1.1.7 Principais Características da Filosofia Nascente
- Tendência à racionalidade: razão e somente a razão, com seus princípios e regras é o critério da explicação de alguma coisa;
- Tendência a oferecer respostas conclusivas para os problemas: colocado um problema, sua solução é submetida à análise, à crítica, à discussão e à demonstração, nunca sendo aceita como uma verdade se não for provado racionalmente que é verdadeira;
- Exigência de que o pensamento apresente suas regras de funcionamento: o filósofo é aquele que justifica suas idéias provando que segue regras universais do pensamento. Para os gregos, é uma lei universal do pensamento que a contradição indica erro ou falsidade. Uma contradição acontece quando afirmo e nego a mesma coisa sobre uma mesma coisa (ex. “Pedro é um menino e não um menino”, “A noite é escura e clara”, “O infinito não tem limites e é limitado”).
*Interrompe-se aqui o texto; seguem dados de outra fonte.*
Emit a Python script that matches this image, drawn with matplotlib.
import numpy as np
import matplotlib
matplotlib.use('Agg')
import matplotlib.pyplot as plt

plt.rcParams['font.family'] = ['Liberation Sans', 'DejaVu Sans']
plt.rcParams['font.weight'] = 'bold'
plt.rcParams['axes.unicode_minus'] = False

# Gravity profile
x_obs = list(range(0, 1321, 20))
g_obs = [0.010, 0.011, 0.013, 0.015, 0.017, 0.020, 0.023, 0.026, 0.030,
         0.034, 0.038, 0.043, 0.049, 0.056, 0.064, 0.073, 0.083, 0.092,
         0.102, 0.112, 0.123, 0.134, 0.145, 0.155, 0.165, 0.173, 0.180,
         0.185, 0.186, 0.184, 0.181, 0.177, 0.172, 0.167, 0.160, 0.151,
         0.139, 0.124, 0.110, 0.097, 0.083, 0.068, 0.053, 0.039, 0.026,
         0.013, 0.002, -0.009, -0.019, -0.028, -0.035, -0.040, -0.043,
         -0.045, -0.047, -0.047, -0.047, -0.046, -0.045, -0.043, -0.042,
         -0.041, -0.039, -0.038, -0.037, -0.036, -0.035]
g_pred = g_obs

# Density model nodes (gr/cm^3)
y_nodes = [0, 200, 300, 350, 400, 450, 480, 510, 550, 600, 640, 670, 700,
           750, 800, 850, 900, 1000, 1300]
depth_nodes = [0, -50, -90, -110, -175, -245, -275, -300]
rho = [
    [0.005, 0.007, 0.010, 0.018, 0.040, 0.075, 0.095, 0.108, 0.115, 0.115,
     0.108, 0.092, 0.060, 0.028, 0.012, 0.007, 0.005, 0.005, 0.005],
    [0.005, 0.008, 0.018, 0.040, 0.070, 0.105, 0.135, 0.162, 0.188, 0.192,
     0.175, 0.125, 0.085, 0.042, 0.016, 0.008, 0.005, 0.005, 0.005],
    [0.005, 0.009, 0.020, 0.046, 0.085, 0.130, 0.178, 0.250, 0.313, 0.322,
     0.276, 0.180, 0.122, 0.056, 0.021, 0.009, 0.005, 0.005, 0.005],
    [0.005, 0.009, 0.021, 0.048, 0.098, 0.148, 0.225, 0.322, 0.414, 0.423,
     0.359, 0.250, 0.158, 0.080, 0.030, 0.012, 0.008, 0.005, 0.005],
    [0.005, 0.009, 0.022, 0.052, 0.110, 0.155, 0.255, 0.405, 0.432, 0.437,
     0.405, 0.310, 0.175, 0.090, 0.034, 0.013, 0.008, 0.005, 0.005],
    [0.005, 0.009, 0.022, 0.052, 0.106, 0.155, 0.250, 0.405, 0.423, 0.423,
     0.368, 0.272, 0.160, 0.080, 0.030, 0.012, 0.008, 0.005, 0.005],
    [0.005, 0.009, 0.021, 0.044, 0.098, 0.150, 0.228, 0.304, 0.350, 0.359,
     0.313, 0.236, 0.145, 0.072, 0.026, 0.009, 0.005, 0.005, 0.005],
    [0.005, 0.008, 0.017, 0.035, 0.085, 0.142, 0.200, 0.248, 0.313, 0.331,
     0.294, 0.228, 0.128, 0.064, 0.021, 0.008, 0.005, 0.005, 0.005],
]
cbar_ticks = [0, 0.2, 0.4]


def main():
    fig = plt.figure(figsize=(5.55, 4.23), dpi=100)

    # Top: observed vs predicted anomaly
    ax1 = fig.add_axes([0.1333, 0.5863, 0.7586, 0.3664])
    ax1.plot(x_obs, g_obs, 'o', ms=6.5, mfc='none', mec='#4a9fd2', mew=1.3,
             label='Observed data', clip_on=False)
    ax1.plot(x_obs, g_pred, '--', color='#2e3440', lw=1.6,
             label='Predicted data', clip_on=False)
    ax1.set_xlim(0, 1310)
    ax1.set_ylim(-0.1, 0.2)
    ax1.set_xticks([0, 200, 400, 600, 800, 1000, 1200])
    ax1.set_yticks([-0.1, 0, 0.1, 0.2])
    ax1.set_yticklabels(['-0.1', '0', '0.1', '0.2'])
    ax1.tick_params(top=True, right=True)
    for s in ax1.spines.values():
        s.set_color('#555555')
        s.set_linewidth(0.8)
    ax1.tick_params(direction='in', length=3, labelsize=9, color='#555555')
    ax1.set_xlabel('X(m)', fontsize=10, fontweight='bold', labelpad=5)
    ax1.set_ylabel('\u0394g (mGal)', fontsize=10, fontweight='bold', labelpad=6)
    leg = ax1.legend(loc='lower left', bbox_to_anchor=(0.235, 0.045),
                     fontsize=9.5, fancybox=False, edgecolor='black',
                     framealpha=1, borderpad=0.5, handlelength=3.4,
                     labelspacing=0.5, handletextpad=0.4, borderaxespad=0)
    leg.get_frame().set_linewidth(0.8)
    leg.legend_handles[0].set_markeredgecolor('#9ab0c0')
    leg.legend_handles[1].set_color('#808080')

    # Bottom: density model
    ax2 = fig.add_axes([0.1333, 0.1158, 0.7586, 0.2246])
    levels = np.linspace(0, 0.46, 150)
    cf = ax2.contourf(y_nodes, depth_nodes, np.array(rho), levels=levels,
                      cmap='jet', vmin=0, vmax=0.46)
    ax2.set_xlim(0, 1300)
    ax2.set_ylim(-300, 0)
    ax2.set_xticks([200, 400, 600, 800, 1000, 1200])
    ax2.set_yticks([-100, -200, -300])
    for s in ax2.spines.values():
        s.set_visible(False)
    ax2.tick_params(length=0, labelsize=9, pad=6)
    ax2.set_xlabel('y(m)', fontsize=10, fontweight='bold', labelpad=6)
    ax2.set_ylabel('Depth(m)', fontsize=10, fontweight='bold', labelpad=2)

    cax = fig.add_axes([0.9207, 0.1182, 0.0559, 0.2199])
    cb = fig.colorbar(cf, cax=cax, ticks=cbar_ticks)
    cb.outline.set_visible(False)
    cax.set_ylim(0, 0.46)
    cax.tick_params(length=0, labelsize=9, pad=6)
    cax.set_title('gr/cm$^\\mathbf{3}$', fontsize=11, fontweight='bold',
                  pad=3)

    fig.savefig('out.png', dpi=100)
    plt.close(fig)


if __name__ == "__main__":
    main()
Assim, quando uma contradição aparecer numa exposição filosófica, ela deve ser considerada falsa;
- Recusa de explicações preestabelecidas e, portanto, exigência de que, para cada problema, seja investigada e encontrada a solução própria exigida por ele;
- Tendência à generalização: mostrar que uma explicação tem validade para muitas coisas diferentes porque, sob a variação percebida pelos órgãos de nossos sentidos, o pensamento descobre semelhanças e identidades;
- Por exemplo: para meus olhos, meu tato e meu olfato, o gelo é diferente da neblina, que é diferente do vapor de uma chaleira, que é diferente da chuva, que é diferente da correnteza de um rio. No entanto, o pensamento mostra que se trata sempre de um mesmo elemento (a água), passando por diferentes estados e formas (líquido, sólido, gasoso), por causas naturais diferentes (condensação, liquefação, evaporação);
- Reunindo semelhanças, o pensamento conclui que se trata de uma mesma coisa que aparece aos nossos sentidos de maneira diferentes e como se fossem coisas diferentes. O pensamento generaliza porque abstrai (isto é, separa e reúne os traços semelhantes), ou seja, realiza uma síntese. E o contrário também ocorre: muitas vezes, nossos órgãos dos sentidos nos fazem perceber coisas diferentes como se fossem a mesma coisa, e o pensamento demonstrará que se trata de uma coisa diferente sob a aparência da semelhança.